* TO DO *
Copy out all of the data below with no alterations.

──────── DATASET EXTRACT

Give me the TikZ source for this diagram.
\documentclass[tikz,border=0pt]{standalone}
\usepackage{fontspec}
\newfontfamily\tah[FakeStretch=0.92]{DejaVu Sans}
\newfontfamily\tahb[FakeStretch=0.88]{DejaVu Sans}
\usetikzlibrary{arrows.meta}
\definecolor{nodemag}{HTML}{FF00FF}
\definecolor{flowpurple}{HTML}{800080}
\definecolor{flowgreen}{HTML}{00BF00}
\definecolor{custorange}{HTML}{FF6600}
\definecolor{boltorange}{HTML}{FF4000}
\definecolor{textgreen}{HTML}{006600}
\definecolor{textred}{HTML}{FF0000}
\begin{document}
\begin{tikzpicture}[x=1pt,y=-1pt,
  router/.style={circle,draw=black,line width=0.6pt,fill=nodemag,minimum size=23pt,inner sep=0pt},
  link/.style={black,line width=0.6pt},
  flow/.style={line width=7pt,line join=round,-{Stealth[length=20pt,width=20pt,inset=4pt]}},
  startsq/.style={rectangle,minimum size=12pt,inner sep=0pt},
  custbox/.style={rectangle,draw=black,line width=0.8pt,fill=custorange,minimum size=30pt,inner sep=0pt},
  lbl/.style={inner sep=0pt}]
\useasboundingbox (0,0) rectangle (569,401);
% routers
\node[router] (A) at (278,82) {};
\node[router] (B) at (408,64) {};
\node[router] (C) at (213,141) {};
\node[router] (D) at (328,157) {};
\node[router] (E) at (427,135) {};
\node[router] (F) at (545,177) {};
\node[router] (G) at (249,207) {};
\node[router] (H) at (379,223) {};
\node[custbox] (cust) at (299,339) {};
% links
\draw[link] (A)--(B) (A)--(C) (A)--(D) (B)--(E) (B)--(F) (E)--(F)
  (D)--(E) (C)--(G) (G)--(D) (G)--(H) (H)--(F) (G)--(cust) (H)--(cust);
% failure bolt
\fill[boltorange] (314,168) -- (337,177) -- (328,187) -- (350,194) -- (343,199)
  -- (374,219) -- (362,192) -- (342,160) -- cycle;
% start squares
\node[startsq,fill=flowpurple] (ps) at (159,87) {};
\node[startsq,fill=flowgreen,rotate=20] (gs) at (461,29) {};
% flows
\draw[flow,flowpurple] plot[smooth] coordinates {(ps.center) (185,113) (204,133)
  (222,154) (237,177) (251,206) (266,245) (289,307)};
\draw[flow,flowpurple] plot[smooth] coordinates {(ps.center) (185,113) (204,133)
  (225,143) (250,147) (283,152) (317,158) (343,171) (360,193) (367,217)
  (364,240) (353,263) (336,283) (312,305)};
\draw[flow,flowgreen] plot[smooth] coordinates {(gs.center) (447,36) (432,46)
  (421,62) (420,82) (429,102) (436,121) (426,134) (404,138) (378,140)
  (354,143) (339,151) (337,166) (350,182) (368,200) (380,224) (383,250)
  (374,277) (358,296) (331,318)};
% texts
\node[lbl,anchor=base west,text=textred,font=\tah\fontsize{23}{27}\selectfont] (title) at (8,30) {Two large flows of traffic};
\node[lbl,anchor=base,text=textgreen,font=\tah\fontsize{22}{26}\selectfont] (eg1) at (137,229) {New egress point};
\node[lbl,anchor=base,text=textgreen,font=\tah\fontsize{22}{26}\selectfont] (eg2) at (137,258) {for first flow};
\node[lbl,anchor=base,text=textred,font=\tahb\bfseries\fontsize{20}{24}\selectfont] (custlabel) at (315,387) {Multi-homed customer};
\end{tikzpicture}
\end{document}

────────────────

* REPLY TO THE TASK *
Give me the TikZ source for this diagram.
\documentclass[tikz,border=0pt]{standalone}
\usepackage{fontspec}
\newfontfamily\tah[FakeStretch=0.92]{DejaVu Sans}
\newfontfamily\tahb[FakeStretch=0.88]{DejaVu Sans}
\usetikzlibrary{arrows.meta}
\definecolor{nodemag}{HTML}{FF00FF}
\definecolor{flowpurple}{HTML}{800080}
\definecolor{flowgreen}{HTML}{00BF00}
\definecolor{custorange}{HTML}{FF6600}
\definecolor{boltorange}{HTML}{FF4000}
\definecolor{textgreen}{HTML}{006600}
\definecolor{textred}{HTML}{FF0000}
\begin{document}
\begin{tikzpicture}[x=1pt,y=-1pt,
  router/.style={circle,draw=black,line width=0.6pt,fill=nodemag,minimum size=23pt,inner sep=0pt},
  link/.style={black,line width=0.6pt},
  flow/.style={line width=7pt,line join=round,-{Stealth[length=20pt,width=20pt,inset=4pt]}},
  startsq/.style={rectangle,minimum size=12pt,inner sep=0pt},
  custbox/.style={rectangle,draw=black,line width=0.8pt,fill=custorange,minimum size=30pt,inner sep=0pt},
  lbl/.style={inner sep=0pt}]
\useasboundingbox (0,0) rectangle (569,401);
% routers
\node[router] (A) at (278,82) {};
\node[router] (B) at (408,64) {};
\node[router] (C) at (213,141) {};
\node[router] (D) at (328,157) {};
\node[router] (E) at (427,135) {};
\node[router] (F) at (545,177) {};
\node[router] (G) at (249,207) {};
\node[router] (H) at (379,223) {};
\node[custbox] (cust) at (299,339) {};
% links
\draw[link] (A)--(B) (A)--(C) (A)--(D) (B)--(E) (B)--(F) (E)--(F)
  (D)--(E) (C)--(G) (G)--(D) (G)--(H) (H)--(F) (G)--(cust) (H)--(cust);
% failure bolt
\fill[boltorange] (314,168) -- (337,177) -- (328,187) -- (350,194) -- (343,199)
  -- (374,219) -- (362,192) -- (342,160) -- cycle;
% start squares
\node[startsq,fill=flowpurple] (ps) at (159,87) {};
\node[startsq,fill=flowgreen,rotate=20] (gs) at (461,29) {};
% flows
\draw[flow,flowpurple] plot[smooth] coordinates {(ps.center) (185,113) (204,133)
  (222,154) (237,177) (251,206) (266,245) (289,307)};
\draw[flow,flowpurple] plot[smooth] coordinates {(ps.center) (185,113) (204,133)
  (225,143) (250,147) (283,152) (317,158) (343,171) (360,193) (367,217)
  (364,240) (353,263) (336,283) (312,305)};
\draw[flow,flowgreen] plot[smooth] coordinates {(gs.center) (447,36) (432,46)
  (421,62) (420,82) (429,102) (436,121) (426,134) (404,138) (378,140)
  (354,143) (339,151) (337,166) (350,182) (368,200) (380,224) (383,250)
  (374,277) (358,296) (331,318)};
% texts
\node[lbl,anchor=base west,text=textred,font=\tah\fontsize{23}{27}\selectfont] (title) at (8,30) {Two large flows of traffic};
\node[lbl,anchor=base,text=textgreen,font=\tah\fontsize{22}{26}\selectfont] (eg1) at (137,229) {New egress point};
\node[lbl,anchor=base,text=textgreen,font=\tah\fontsize{22}{26}\selectfont] (eg2) at (137,258) {for first flow};
\node[lbl,anchor=base,text=textred,font=\tahb\bfseries\fontsize{20}{24}\selectfont] (custlabel) at (315,387) {Multi-homed customer};
\end{tikzpicture}
\end{document}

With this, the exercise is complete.